Valerie Nimchuk paints murals of bull riders and horses playing wash-tub basses on storefronts in Calgary, part of decorations for a cowboy festival billed as the “Greatest Outdoor Show on Earth.”
This year, Nimchuk is hoping her playful drawings for the Calgary Stampede will buoy spirits and paint over the economic woes in Canada’s energy hub that’s reeling from the collapse in oil prices.
“Everybody likes to get into the Stampede spirit,” said Nimchuk. “It’s a great community event for Calgary.”
While Nimchuk’s decorations are going up, companies are scaling back on the parties and cutting sponsorship spending after the crude decline led to thousands of job cuts. It all points to a more subdued Stampede this year.
“If they just laid off a bunch of people, they’re probably not looking to be spending a lot of money, even if they can afford it,” said Brian Guichon, who owns a western wear clothing store in Calgary. “The optics don’t look very good.”
The 103-year-old Stampede attracted 1.26 million people last year, the second most on record. The white cowboy hats offered to visiting dignitaries contribute to the city’s ‘Wild West’ image, while the parties and conferences make the festival one of the most important networking opportunities for the oil industry. For executives, bankers and investors, relationships forged over pancake breakfasts or late-night drinks can lead to deals and business long after Stampede.
Companies are pulling back on sponsorships and buying fewer tickets to the rodeo and chuck-wagon horse races, pushing corporate sales down 10 percent for the nine-day fair that begins July 3. Raymond James Ltd.’s Stampede conference has 25 percent fewer investors flying in, with U.S. crude hovering around $60 a barrel after falling by half last year.
“There are still the parties, it will still be fun, but it won’t be to the extent that it’s been in the past,” said Mark Salkeld, president of the Petroleum Services Association of Canada, which represents drillers and fracking companies. “You can’t compare it to last year, when everything was top of the charts.”
Sales tied to parties are down at Riley & McCormick, Guichon’s retailer that started selling harnesses, saddles and western wear in 1901. Rather than ordering snap-button shirts with their corporate logos for employees, companies are opting for scarves, Guichon said.
Crescent Point Energy Corp. canceled its annual sponsorship of the Stampede Roundup concert, which includes a beer tent for employees. The company doesn’t want to celebrate when locals are losing their jobs. The oil company will still make a charitable donation to the Rotary Club, said Trent Stangl, vice president of marketing and investor relations.
Alberta’s economy will probably stagnate this year, said ATB Financial Chief Economist Todd Hirsch, as oil companies reduce spending on expansions and cut tens of thousands of jobs.

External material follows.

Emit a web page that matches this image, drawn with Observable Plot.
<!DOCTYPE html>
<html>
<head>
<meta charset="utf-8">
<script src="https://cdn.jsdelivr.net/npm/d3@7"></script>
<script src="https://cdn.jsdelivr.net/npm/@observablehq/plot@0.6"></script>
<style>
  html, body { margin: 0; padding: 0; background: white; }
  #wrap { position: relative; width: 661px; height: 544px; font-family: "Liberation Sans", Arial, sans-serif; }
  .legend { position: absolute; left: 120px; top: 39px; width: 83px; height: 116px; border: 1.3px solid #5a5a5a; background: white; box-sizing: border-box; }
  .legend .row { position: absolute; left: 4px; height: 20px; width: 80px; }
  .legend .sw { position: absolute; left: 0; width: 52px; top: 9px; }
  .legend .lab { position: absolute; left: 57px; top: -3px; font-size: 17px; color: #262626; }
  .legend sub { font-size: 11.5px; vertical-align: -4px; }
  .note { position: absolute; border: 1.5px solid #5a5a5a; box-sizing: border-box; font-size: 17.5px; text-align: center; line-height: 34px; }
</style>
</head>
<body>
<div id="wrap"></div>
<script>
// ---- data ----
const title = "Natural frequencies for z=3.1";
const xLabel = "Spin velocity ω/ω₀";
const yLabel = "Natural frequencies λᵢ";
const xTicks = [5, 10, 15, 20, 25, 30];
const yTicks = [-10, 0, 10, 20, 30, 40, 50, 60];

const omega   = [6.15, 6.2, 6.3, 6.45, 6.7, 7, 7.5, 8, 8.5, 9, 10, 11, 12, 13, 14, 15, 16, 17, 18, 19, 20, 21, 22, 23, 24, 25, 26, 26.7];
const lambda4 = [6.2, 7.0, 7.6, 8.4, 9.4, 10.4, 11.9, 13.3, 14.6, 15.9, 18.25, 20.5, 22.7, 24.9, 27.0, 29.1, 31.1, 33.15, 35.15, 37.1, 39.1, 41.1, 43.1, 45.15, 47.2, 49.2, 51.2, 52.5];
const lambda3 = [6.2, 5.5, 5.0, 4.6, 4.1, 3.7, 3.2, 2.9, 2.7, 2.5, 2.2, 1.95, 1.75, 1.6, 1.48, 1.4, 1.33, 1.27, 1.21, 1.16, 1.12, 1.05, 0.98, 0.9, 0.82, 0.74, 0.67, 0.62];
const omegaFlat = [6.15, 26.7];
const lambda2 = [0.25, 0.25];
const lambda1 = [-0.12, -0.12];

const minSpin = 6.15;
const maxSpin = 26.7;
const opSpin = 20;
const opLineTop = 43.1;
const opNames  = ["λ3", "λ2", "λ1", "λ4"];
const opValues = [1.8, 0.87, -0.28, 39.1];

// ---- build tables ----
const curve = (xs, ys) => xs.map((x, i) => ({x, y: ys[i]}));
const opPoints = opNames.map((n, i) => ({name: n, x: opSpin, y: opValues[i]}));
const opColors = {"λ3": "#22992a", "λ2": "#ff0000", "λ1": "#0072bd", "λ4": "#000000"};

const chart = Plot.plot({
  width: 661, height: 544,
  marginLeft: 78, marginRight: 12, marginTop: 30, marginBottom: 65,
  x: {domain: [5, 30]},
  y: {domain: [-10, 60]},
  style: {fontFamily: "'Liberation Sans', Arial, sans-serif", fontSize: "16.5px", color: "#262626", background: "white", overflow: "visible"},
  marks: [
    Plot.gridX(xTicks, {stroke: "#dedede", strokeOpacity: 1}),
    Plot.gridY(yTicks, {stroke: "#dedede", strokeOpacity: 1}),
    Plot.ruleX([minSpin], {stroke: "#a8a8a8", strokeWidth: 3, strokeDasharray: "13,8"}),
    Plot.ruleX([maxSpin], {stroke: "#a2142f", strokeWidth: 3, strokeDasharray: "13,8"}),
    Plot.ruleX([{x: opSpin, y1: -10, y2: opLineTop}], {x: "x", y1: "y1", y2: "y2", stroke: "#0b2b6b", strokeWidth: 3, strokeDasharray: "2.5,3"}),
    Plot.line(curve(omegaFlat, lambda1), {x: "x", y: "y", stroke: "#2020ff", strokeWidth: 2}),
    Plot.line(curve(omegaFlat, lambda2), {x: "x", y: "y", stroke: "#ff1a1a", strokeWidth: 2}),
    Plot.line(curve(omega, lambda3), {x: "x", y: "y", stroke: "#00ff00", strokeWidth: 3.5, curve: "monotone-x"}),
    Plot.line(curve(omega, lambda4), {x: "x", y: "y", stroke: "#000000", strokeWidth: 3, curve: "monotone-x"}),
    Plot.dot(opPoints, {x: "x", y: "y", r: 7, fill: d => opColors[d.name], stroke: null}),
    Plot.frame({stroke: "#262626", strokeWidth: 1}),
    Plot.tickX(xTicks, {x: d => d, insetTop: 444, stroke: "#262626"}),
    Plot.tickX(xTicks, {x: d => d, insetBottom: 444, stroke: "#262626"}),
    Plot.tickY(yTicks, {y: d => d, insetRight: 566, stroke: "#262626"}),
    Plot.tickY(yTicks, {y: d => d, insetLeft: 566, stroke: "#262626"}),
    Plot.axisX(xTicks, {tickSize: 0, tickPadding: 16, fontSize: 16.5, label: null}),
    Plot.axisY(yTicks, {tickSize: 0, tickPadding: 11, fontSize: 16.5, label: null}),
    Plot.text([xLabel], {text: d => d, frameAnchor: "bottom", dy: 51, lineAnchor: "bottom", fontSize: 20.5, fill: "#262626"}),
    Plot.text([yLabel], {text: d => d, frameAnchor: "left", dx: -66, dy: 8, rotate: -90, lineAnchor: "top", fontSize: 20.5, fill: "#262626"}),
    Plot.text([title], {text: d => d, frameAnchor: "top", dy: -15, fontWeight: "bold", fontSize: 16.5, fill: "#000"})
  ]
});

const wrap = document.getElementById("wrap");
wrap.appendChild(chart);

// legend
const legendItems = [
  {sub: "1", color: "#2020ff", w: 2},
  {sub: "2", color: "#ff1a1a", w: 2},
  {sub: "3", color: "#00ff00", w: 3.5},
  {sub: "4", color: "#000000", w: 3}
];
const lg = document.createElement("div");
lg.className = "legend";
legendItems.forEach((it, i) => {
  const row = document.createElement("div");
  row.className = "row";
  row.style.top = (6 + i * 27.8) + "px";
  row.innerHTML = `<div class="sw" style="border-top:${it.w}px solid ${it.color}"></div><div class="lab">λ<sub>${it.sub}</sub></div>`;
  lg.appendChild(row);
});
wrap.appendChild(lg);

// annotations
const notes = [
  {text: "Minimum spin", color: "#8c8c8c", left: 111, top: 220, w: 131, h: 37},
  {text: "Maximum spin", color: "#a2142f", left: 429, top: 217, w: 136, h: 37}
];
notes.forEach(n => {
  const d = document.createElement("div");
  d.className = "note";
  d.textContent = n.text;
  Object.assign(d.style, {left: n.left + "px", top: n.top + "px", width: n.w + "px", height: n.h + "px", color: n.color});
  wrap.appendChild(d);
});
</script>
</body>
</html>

In the meantime, office vacancies in Calgary have risen to about 11 percent from lower single digits, according to Calgary Mayor Naheed Nenshi, and sales of homes and apartments in the city have slowed.
Corporate sponsorship is down 21 percent to C$2.78 million ($2.24 million) for the chuck-wagon race, a tradition invented in Calgary where wagons pulled by four horses compete on a dirt track. Oilfield service companies have long been the top sponsors of drivers, though this year the Tsuu T’ina Nation aboriginal community made the highest bid, at C$170,000.

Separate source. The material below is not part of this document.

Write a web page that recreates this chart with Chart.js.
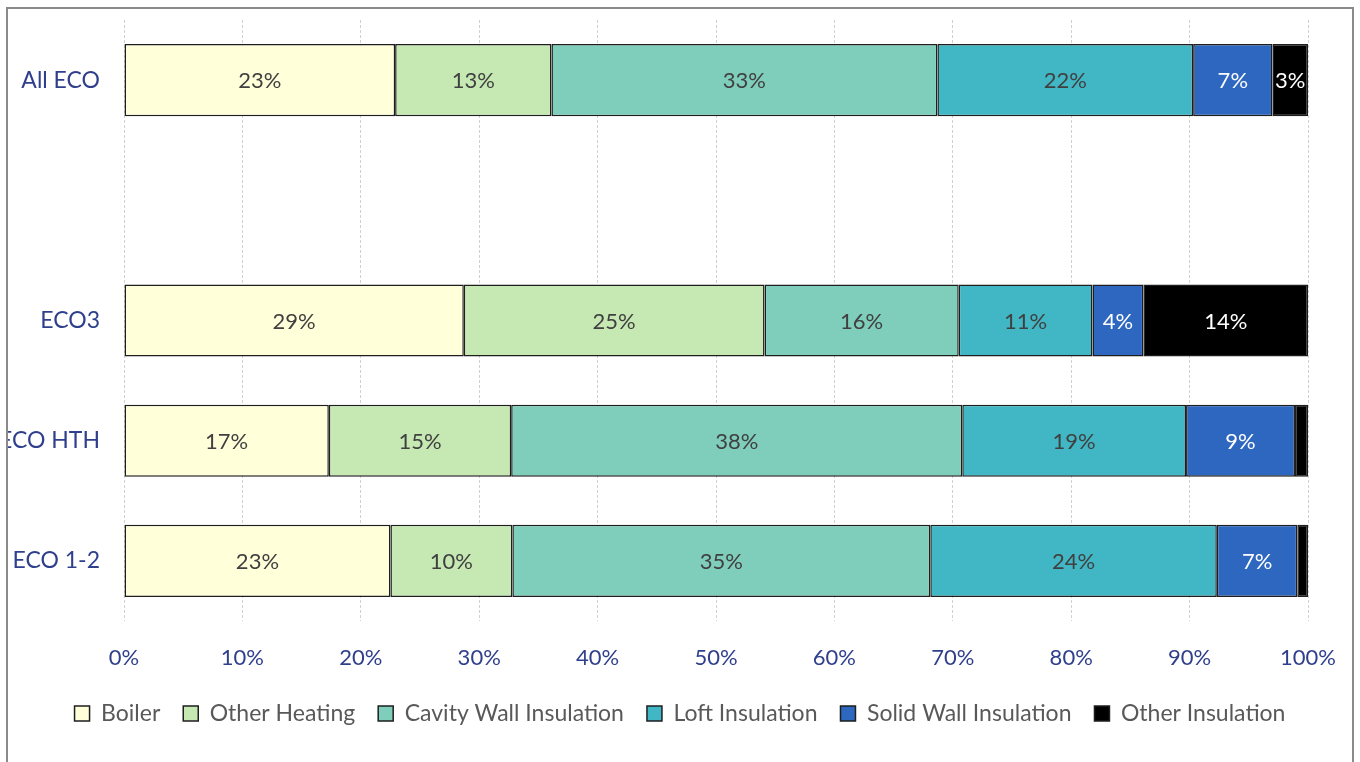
<!DOCTYPE html>
<html>
<head>
<meta charset="utf-8">
<script src="https://cdn.jsdelivr.net/npm/chart.js@4.4.1/dist/chart.umd.min.js"></script>
<style>
  html, body { margin: 0; padding: 0; background: #ffffff; }
  #wrap { position: relative; width: 1360px; height: 762px; overflow: hidden; }
  canvas { display: block; }
</style>
</head>
<body>
<div id="wrap"><canvas id="c" width="1360" height="762"></canvas></div>
<script>
const categories = ['All ECO', '', 'ECO3', 'ECO HTH', 'ECO 1-2'];
const boiler        = [22.9, null, 28.7, 17.3, 22.5];
const otherHeating  = [13.2, null, 25.4, 15.4, 10.3];
const cavityWall    = [32.6, null, 16.4, 38.1, 35.3];
const loft          = [21.6, null, 11.3, 18.9, 24.2];
const solidWall     = [6.7,  null, 4.3,  9.2,  6.8];
const otherInsul    = [3.0,  null, 13.9, 1.1,  0.9];
const seriesNames = ['Boiler', 'Other Heating', 'Cavity Wall Insulation', 'Loft Insulation', 'Solid Wall Insulation', 'Other Insulation'];
const xTicks = [0, 10, 20, 30, 40, 50, 60, 70, 80, 90, 100];

const colors = ['#FFFFDA', '#C6E9B4', '#7FCDBB', '#41B6C4', '#2D67BF', '#000000'];
const labelColors = ['#404040', '#404040', '#404040', '#404040', '#FFFFFF', '#FFFFFF'];
const seriesData = [boiler, otherHeating, cavityWall, loft, solidWall, otherInsul];

const FONT = 'Lato, "Open Sans", sans-serif';
const NAVY = '#2F3F8C';

const barLabels = {
  id: 'barLabels',
  afterDatasetsDraw(chart) {
    const ctx = chart.ctx;
    ctx.save();
    ctx.font = '22px ' + FONT;
    ctx.textAlign = 'center';
    ctx.textBaseline = 'middle';
    chart.data.datasets.forEach((ds, di) => {
      const meta = chart.getDatasetMeta(di);
      meta.data.forEach((el, i) => {
        const v = ds.data[i];
        if (v == null || v < 2) return;
        const p = el.getCenterPoint();
        ctx.fillStyle = labelColors[di];
        ctx.fillText(Math.round(v) + '%', p.x, p.y + 1);
      });
    });
    ctx.restore();
  }
};

const frame = {
  id: 'frame',
  beforeDraw(chart) {
    const ctx = chart.ctx;
    ctx.save();
    ctx.fillStyle = '#ffffff';
    ctx.fillRect(0, 0, chart.width, chart.height);
    ctx.restore();
  },
  afterDraw(chart) {
    const ctx = chart.ctx;
    ctx.save();
    ctx.fillStyle = '#ffffff';
    ctx.fillRect(0, 0, 6, chart.height);
    ctx.strokeStyle = '#8a8a8a';
    ctx.lineWidth = 2;
    ctx.strokeRect(7, 8, 1346, 800);
    ctx.restore();
  }
};

new Chart(document.getElementById('c'), {
  type: 'bar',
  data: {
    labels: categories,
    datasets: seriesData.map((d, i) => ({
      label: seriesNames[i],
      data: d,
      backgroundColor: colors[i],
      borderColor: '#1e1e1e',
      borderWidth: 1.5,
      borderSkipped: false,
      barPercentage: 0.6,
      categoryPercentage: 1.0
    }))
  },
  options: {
    indexAxis: 'y',
    responsive: false,
    animation: false,
    devicePixelRatio: 1,
    layout: { padding: { top: 20, right: 0, bottom: 27, left: 0 } },
    plugins: {
      legend: {
        position: 'bottom',
        labels: {
          font: { family: FONT, size: 23 },
          color: '#595959',
          boxWidth: 15,
          boxHeight: 15,
          padding: 23
        }
      },
      tooltip: { enabled: false }
    },
    scales: {
      x: {
        stacked: true,
        min: 0,
        max: 100,
        afterBuildTicks(scale) { scale.ticks = xTicks.map(v => ({ value: v })); },
        afterFit(scale) { scale.height = 58; },
        ticks: {
          callback: v => v + '%',
          color: NAVY,
          font: { family: FONT, size: 22 },
          padding: 24,
          maxRotation: 0
        },
        grid: { color: '#d0d0d0', drawTicks: false, lineWidth: 1 },
        border: { display: false, dash: [3, 2] }
      },
      y: {
        stacked: true,
        afterFit(scale) { scale.width = 124; scale.paddingTop = 0; scale.paddingBottom = 0; },
        ticks: {
          color: NAVY,
          font: { family: FONT, size: 23 },
          padding: 24
        },
        grid: { display: false, drawTicks: false },
        border: { display: false }
      },
      yRight: {
        type: 'category',
        position: 'right',
        labels: categories,
        afterFit(scale) { scale.width = 52; scale.paddingTop = 0; scale.paddingBottom = 0; },
        ticks: { display: false },
        grid: { display: false, drawTicks: false },
        border: { display: false }
      }
    }
  },
  plugins: [frame, barLabels]
});
</script>
</body>
</html>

The oil industry isn’t abandoning Stampede. Suncor Energy Inc. and Cenovus Energy Inc. are in multi-year sponsorship contracts for events on the fairgrounds. Bankers and lawyers will continue to host parties seen as key to their relationships with clients.
“This particular Stampede is going to be all about releasing the pressure valve a bit,” said Sonny Mottahed, managing partner and chief executive officer of Black Spruce Merchant Capital Corp., a Calgary bank. “We certainly don’t have control over the commodity in our eight square blocks or for that matter, our province, so let’s go out and have some fun.”

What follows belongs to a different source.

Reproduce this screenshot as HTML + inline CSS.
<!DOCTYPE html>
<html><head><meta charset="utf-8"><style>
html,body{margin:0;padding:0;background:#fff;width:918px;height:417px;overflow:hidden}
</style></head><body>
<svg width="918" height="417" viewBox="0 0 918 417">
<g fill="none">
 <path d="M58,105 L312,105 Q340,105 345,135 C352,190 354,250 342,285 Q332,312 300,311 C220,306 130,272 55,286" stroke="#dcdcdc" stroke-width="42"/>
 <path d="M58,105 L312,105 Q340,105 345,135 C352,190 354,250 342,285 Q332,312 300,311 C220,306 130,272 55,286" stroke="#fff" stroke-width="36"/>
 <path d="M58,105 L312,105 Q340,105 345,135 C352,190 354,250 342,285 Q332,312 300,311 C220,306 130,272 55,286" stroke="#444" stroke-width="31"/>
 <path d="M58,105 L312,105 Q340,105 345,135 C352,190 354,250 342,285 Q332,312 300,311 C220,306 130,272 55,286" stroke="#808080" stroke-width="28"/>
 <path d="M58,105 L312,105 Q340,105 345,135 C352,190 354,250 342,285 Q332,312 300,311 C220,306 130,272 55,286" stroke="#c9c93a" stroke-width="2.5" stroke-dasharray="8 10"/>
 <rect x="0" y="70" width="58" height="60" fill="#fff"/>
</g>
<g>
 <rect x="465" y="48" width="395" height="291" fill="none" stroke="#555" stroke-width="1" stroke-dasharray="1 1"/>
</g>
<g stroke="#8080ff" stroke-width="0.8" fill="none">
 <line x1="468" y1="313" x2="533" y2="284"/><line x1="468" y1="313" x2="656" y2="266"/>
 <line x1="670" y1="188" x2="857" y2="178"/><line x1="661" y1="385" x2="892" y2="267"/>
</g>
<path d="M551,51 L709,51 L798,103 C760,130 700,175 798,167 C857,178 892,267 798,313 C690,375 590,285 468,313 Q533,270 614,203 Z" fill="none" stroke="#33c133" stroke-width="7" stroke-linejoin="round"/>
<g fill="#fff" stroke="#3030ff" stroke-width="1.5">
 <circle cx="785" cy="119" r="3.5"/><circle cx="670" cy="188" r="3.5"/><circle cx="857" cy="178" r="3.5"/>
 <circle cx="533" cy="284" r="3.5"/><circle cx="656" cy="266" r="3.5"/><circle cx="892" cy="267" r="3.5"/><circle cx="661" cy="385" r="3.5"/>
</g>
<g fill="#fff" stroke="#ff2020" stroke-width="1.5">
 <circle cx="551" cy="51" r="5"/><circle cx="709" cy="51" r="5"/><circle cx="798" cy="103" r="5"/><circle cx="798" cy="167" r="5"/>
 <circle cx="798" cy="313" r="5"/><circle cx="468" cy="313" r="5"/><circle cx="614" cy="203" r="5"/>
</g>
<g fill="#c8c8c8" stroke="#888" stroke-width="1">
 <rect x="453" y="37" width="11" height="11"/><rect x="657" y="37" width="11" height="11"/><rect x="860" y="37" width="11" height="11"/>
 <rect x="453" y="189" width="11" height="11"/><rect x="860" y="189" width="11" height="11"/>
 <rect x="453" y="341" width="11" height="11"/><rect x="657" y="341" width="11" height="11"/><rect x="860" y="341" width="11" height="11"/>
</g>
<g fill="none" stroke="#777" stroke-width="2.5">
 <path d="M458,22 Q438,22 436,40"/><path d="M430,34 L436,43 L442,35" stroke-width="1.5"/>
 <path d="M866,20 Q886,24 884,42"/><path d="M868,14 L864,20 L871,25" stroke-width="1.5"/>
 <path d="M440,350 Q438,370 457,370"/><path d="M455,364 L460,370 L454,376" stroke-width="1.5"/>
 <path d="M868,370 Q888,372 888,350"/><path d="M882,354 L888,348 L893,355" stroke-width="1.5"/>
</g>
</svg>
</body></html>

Black Spruce invited guests to its party with the e-mail message: “$60 oil…When life gives you lemons, break out the tequila and salt.”
One bright note is that the lower value of Canada’s currency is drawing more visitors this year, with international sales for access to fairground events up 3 percent, according to Stampede organizers.
For the average visitor to Calgary during Stampede, the parades, window murals and straw bales beside restaurant patios may disguise the more muted parties in corporate Calgary.
“We saw this exact same thing happen in 2009 in the last oil price downturn,” Hirsch said. “Every so often there’s a bit of a pause in terms of how big these parties are getting.”